— begin DATA SUPPLIED —

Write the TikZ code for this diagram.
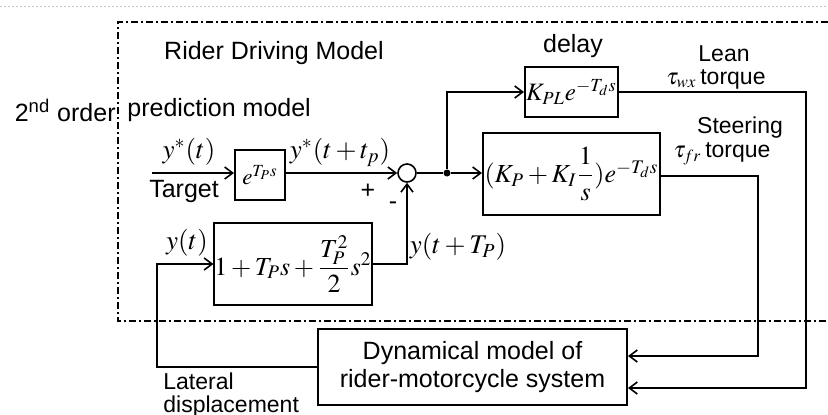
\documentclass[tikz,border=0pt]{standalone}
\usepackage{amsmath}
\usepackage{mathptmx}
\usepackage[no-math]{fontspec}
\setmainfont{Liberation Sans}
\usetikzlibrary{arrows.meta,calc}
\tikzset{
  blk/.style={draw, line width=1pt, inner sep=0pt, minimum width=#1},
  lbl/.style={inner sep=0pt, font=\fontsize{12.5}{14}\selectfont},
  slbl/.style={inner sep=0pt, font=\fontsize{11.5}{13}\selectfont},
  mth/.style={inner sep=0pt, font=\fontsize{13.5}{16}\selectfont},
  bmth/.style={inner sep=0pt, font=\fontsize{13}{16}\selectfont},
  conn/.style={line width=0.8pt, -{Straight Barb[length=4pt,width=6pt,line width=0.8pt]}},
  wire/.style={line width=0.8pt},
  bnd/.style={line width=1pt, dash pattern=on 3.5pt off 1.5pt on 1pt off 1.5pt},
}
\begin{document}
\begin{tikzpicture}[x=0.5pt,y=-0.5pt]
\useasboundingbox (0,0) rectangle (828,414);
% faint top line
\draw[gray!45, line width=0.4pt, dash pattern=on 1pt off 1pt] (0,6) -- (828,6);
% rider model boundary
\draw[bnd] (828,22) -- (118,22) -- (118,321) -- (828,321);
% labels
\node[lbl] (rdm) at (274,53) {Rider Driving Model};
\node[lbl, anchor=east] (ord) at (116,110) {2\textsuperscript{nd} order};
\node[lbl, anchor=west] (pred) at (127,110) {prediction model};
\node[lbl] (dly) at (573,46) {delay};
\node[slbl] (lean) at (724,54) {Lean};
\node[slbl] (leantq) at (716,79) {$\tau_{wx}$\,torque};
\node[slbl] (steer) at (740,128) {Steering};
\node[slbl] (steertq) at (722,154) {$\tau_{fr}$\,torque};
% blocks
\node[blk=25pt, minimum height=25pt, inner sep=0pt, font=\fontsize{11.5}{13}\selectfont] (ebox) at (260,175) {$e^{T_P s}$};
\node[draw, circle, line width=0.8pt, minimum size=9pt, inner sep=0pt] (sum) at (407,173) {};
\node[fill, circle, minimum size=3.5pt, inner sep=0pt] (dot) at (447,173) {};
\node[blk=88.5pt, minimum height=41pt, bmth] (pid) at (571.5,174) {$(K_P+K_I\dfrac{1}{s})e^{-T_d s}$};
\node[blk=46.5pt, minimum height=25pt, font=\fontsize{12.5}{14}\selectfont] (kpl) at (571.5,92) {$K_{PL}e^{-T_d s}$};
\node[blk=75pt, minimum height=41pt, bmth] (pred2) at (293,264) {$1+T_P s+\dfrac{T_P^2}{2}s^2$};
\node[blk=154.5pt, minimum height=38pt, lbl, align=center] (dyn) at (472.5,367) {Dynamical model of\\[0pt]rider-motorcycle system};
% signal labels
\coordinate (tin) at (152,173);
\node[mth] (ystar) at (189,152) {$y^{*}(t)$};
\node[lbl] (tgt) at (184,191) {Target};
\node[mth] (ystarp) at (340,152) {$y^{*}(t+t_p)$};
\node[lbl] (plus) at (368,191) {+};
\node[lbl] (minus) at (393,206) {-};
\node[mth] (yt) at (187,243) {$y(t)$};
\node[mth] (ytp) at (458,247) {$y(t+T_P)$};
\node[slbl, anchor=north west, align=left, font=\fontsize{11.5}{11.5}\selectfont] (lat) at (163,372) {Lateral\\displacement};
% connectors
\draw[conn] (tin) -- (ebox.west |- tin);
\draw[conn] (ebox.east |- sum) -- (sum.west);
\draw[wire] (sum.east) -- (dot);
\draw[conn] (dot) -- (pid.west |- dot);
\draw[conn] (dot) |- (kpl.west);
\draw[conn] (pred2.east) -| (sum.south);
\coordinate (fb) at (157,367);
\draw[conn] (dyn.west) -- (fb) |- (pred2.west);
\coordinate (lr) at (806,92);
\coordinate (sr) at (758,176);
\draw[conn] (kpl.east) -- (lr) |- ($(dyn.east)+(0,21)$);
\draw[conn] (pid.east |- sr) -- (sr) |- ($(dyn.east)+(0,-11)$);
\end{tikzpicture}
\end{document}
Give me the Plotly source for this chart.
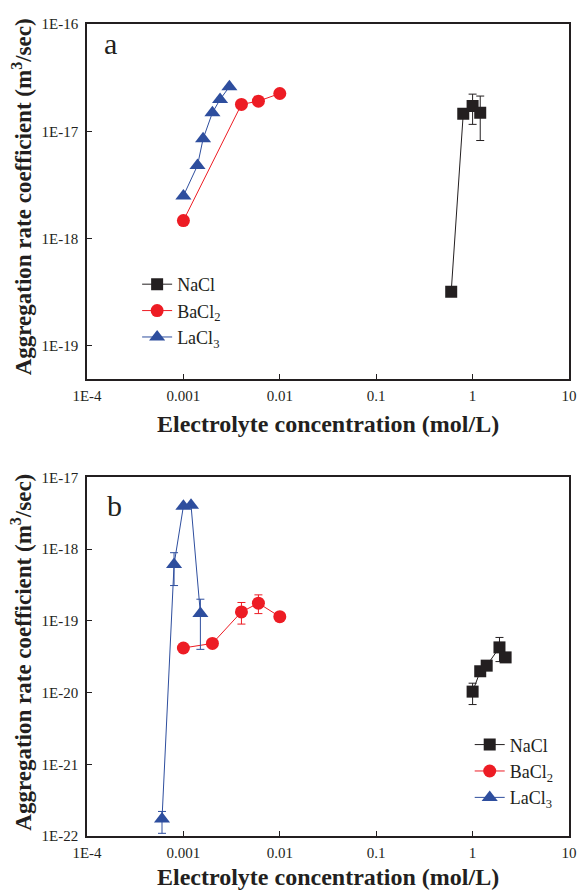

— end DATA SUPPLIED —

▸ WHAT YOU SHOULD DO
Exclude all images and restate the records above word for word.

▸ SOLUTION TO THIS EXERCISE
Write the TikZ code for this diagram.
\documentclass[tikz,border=0pt]{standalone}
\usepackage{amsmath}
\usepackage{mathptmx}
\usepackage[no-math]{fontspec}
\setmainfont{Liberation Sans}
\usetikzlibrary{arrows.meta,calc}
\tikzset{
  blk/.style={draw, line width=1pt, inner sep=0pt, minimum width=#1},
  lbl/.style={inner sep=0pt, font=\fontsize{12.5}{14}\selectfont},
  slbl/.style={inner sep=0pt, font=\fontsize{11.5}{13}\selectfont},
  mth/.style={inner sep=0pt, font=\fontsize{13.5}{16}\selectfont},
  bmth/.style={inner sep=0pt, font=\fontsize{13}{16}\selectfont},
  conn/.style={line width=0.8pt, -{Straight Barb[length=4pt,width=6pt,line width=0.8pt]}},
  wire/.style={line width=0.8pt},
  bnd/.style={line width=1pt, dash pattern=on 3.5pt off 1.5pt on 1pt off 1.5pt},
}
\begin{document}
\begin{tikzpicture}[x=0.5pt,y=-0.5pt]
\useasboundingbox (0,0) rectangle (828,414);
% faint top line
\draw[gray!45, line width=0.4pt, dash pattern=on 1pt off 1pt] (0,6) -- (828,6);
% rider model boundary
\draw[bnd] (828,22) -- (118,22) -- (118,321) -- (828,321);
% labels
\node[lbl] (rdm) at (274,53) {Rider Driving Model};
\node[lbl, anchor=east] (ord) at (116,110) {2\textsuperscript{nd} order};
\node[lbl, anchor=west] (pred) at (127,110) {prediction model};
\node[lbl] (dly) at (573,46) {delay};
\node[slbl] (lean) at (724,54) {Lean};
\node[slbl] (leantq) at (716,79) {$\tau_{wx}$\,torque};
\node[slbl] (steer) at (740,128) {Steering};
\node[slbl] (steertq) at (722,154) {$\tau_{fr}$\,torque};
% blocks
\node[blk=25pt, minimum height=25pt, inner sep=0pt, font=\fontsize{11.5}{13}\selectfont] (ebox) at (260,175) {$e^{T_P s}$};
\node[draw, circle, line width=0.8pt, minimum size=9pt, inner sep=0pt] (sum) at (407,173) {};
\node[fill, circle, minimum size=3.5pt, inner sep=0pt] (dot) at (447,173) {};
\node[blk=88.5pt, minimum height=41pt, bmth] (pid) at (571.5,174) {$(K_P+K_I\dfrac{1}{s})e^{-T_d s}$};
\node[blk=46.5pt, minimum height=25pt, font=\fontsize{12.5}{14}\selectfont] (kpl) at (571.5,92) {$K_{PL}e^{-T_d s}$};
\node[blk=75pt, minimum height=41pt, bmth] (pred2) at (293,264) {$1+T_P s+\dfrac{T_P^2}{2}s^2$};
\node[blk=154.5pt, minimum height=38pt, lbl, align=center] (dyn) at (472.5,367) {Dynamical model of\\[0pt]rider-motorcycle system};
% signal labels
\coordinate (tin) at (152,173);
\node[mth] (ystar) at (189,152) {$y^{*}(t)$};
\node[lbl] (tgt) at (184,191) {Target};
\node[mth] (ystarp) at (340,152) {$y^{*}(t+t_p)$};
\node[lbl] (plus) at (368,191) {+};
\node[lbl] (minus) at (393,206) {-};
\node[mth] (yt) at (187,243) {$y(t)$};
\node[mth] (ytp) at (458,247) {$y(t+T_P)$};
\node[slbl, anchor=north west, align=left, font=\fontsize{11.5}{11.5}\selectfont] (lat) at (163,372) {Lateral\\displacement};
% connectors
\draw[conn] (tin) -- (ebox.west |- tin);
\draw[conn] (ebox.east |- sum) -- (sum.west);
\draw[wire] (sum.east) -- (dot);
\draw[conn] (dot) -- (pid.west |- dot);
\draw[conn] (dot) |- (kpl.west);
\draw[conn] (pred2.east) -| (sum.south);
\coordinate (fb) at (157,367);
\draw[conn] (dyn.west) -- (fb) |- (pred2.west);
\coordinate (lr) at (806,92);
\coordinate (sr) at (758,176);
\draw[conn] (kpl.east) -- (lr) |- ($(dyn.east)+(0,21)$);
\draw[conn] (pid.east |- sr) -- (sr) |- ($(dyn.east)+(0,-11)$);
\end{tikzpicture}
\end{document}
Give me the Plotly source for this chart.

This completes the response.